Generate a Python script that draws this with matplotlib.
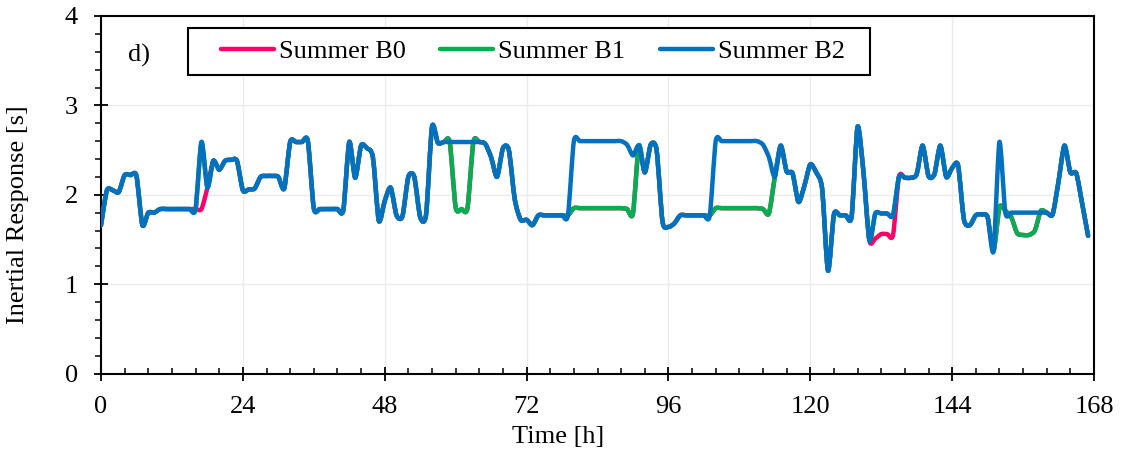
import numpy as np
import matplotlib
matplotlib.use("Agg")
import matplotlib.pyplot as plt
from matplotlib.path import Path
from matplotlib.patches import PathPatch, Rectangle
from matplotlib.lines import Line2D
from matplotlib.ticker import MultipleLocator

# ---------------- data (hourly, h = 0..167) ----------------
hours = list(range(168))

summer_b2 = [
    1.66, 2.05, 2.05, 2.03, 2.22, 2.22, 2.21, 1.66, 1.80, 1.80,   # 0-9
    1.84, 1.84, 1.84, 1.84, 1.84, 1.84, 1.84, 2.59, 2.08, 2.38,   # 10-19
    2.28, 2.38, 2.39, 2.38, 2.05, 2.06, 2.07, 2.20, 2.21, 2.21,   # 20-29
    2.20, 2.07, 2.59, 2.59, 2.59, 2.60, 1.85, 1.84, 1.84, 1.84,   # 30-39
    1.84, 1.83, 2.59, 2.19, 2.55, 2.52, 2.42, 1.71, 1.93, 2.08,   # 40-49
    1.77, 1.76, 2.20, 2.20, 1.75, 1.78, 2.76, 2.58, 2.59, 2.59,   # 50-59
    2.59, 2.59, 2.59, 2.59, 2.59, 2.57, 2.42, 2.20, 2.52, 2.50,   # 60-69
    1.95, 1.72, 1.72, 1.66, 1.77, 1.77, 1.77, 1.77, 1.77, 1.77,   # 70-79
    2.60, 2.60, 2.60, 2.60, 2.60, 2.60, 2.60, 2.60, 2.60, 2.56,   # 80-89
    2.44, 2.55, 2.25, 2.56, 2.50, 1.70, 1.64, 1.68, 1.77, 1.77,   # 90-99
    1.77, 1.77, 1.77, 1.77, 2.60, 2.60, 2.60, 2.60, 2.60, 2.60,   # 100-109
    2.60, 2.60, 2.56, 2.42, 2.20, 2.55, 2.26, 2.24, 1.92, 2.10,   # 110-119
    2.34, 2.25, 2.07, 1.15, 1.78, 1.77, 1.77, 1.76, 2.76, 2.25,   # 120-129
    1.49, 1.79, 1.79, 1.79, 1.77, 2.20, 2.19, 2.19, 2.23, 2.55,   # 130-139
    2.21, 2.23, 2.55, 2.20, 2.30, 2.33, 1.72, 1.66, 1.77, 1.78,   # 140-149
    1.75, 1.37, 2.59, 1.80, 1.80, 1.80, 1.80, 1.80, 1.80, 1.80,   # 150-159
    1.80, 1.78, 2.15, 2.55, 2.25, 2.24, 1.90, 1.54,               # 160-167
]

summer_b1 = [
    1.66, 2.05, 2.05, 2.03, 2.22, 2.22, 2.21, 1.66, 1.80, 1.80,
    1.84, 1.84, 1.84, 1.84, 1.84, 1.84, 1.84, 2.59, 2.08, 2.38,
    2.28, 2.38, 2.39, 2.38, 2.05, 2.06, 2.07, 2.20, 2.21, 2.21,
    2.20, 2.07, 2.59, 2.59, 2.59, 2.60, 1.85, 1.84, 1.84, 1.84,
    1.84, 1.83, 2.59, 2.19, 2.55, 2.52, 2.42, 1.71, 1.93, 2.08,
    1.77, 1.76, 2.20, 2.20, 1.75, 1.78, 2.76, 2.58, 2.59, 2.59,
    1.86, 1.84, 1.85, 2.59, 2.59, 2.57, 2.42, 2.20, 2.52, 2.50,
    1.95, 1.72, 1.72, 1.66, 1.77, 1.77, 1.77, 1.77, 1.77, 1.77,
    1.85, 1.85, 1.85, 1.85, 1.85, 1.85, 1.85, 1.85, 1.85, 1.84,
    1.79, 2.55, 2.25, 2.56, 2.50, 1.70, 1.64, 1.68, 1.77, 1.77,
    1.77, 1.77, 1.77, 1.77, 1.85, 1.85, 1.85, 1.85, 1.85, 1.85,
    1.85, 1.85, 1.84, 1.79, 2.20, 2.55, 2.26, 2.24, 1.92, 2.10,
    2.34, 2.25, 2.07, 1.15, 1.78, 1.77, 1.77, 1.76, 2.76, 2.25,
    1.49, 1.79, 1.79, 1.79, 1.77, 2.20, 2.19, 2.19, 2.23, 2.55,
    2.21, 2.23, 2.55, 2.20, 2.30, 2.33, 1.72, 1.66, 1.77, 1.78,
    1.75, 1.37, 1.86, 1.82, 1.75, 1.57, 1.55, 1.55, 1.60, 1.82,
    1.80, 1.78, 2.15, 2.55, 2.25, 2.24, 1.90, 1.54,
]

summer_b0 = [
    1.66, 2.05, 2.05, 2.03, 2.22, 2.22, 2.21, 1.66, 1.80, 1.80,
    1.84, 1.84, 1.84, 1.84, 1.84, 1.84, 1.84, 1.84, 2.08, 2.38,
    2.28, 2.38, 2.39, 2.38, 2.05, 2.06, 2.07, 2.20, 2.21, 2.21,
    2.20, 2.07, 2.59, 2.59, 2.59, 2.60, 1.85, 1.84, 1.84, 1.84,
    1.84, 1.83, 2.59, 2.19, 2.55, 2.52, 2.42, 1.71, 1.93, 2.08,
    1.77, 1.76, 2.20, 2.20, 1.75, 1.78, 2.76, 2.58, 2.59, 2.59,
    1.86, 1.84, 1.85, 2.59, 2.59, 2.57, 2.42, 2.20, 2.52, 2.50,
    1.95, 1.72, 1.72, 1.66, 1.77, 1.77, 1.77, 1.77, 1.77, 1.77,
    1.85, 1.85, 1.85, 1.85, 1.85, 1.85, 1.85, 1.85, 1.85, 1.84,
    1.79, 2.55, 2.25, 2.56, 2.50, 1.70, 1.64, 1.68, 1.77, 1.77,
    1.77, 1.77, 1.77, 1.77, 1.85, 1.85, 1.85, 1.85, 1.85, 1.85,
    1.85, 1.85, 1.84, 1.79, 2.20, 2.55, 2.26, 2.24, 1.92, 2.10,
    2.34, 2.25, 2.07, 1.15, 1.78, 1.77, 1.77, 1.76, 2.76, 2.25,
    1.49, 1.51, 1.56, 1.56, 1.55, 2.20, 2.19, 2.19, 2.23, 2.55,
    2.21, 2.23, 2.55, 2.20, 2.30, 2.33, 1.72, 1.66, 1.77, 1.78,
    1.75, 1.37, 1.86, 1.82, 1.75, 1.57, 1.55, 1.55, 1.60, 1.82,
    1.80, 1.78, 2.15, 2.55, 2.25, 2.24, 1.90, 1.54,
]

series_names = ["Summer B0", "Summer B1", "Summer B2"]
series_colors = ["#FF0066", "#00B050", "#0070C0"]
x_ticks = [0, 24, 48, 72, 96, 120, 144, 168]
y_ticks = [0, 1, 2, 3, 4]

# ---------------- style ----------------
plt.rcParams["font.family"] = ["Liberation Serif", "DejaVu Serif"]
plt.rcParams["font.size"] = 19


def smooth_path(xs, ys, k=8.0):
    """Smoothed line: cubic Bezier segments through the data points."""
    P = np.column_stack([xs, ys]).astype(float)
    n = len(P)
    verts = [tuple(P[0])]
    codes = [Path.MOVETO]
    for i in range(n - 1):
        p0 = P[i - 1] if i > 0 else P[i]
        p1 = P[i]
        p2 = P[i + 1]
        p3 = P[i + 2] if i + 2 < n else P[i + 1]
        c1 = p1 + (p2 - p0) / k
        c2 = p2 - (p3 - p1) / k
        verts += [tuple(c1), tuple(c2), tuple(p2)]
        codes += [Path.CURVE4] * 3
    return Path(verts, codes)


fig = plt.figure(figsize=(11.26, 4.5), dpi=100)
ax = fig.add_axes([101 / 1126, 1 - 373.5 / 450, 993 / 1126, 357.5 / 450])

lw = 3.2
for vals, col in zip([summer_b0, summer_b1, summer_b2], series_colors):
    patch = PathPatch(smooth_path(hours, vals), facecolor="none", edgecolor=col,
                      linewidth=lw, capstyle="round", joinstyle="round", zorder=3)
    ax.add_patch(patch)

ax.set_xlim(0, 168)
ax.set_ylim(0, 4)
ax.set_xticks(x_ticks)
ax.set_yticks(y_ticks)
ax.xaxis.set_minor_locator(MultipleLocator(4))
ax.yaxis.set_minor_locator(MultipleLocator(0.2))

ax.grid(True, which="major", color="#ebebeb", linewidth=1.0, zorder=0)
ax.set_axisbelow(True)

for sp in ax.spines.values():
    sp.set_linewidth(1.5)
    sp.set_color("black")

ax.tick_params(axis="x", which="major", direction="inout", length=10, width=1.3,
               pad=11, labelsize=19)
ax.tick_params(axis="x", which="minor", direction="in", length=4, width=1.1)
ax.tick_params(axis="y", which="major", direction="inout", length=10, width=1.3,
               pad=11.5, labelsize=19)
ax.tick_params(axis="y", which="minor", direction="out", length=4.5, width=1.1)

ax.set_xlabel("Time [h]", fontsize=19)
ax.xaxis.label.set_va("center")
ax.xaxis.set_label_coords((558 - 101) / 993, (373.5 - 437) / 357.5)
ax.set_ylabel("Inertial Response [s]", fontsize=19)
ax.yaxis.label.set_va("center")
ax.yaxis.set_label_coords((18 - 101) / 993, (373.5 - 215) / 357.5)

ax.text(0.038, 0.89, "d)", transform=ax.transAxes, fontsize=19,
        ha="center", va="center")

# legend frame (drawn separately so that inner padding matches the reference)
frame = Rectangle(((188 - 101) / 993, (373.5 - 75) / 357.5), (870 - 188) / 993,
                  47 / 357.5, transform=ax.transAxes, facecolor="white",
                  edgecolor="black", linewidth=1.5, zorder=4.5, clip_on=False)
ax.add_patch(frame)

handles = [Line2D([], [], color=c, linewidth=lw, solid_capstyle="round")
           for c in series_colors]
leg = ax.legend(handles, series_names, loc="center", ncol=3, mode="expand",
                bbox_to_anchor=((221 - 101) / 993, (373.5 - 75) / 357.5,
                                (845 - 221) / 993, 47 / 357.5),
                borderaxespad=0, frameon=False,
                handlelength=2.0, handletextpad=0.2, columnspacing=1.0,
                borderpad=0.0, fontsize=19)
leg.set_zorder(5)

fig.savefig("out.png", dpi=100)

▶ [AIM]
From the first line of the listing above, repeat every line through the one holding "hours = list(range(168))". Both ends count, and pictures stay out.

▶ [THE SOLUTION]
Generate a Python script that draws this with matplotlib.
import numpy as np
import matplotlib
matplotlib.use("Agg")
import matplotlib.pyplot as plt
from matplotlib.path import Path
from matplotlib.patches import PathPatch, Rectangle
from matplotlib.lines import Line2D
from matplotlib.ticker import MultipleLocator

# ---------------- data (hourly, h = 0..167) ----------------
hours = list(range(168))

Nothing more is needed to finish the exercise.